Discrimination and harassment

At AkzoNobel, we strive to foster a culture of dignity and respect, free of harassment and discrimination. We recognize that around 35% of reports received through our grievance mechanism relate to some form of discrimination or harassment. Also, our internal wellness data shows that there is a group of employees that feels discriminated against or harassed either at recruitment or during their employment.

International guidelines

The International Labor Organization states that hundreds of millions of people suffer from discrimination at work. According to United Nations statistics, between 40% and 50% of women in European Union countries experience unwanted sexual advancements, physical contact or other forms of sexual harassment at their workplace. In Asia-Pacific countries, the numbers indicate that 30 to 40% of women workers report some form of harassment – verbal, physical or sexual. 

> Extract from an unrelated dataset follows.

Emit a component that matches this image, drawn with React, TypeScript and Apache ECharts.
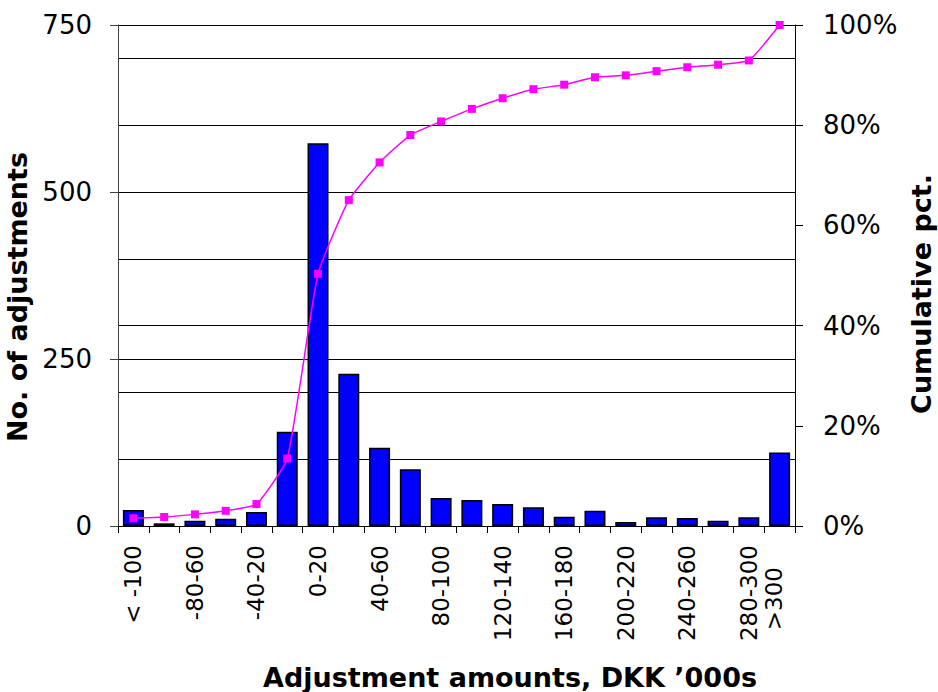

Combating discrimination and harassment

In 2017, an in-depth internal analysis was completed, giving insight into the trends and the root causes of discrimination and harassment. Multiple actions have been taken, such as improving the current anti-discrimination and anti-harassment directive. New rules have been developed to clarify what is expected from employees and managers. Also, a dilemma-based training was developed, tested and rolled out throughout the company. A coaching and counselling framework for victims is being optimized to support victims of discrimination or harassment.


Diversity and inclusion

We are developing an increasingly engaged, diverse and capable workforce which can deliver our vision of leading performance in the markets in which we operate. We believe it’s also important that our management teams reflect the diversity of our overall workforce, because inclusive and diverse teams are better able to understand customer needs and innovate to meet their requirements.

Diversity and inclusion principles have been embedded in our people management processes and leadership training. We continue to assess how to close the 8% gap between the average male and female salary at executive level. Analysis showed that only 0.3% of the 8% overall gap can be attributed to gender, while the rest of the gap can be attributed to other factors such as function, age, salary grade and country of work.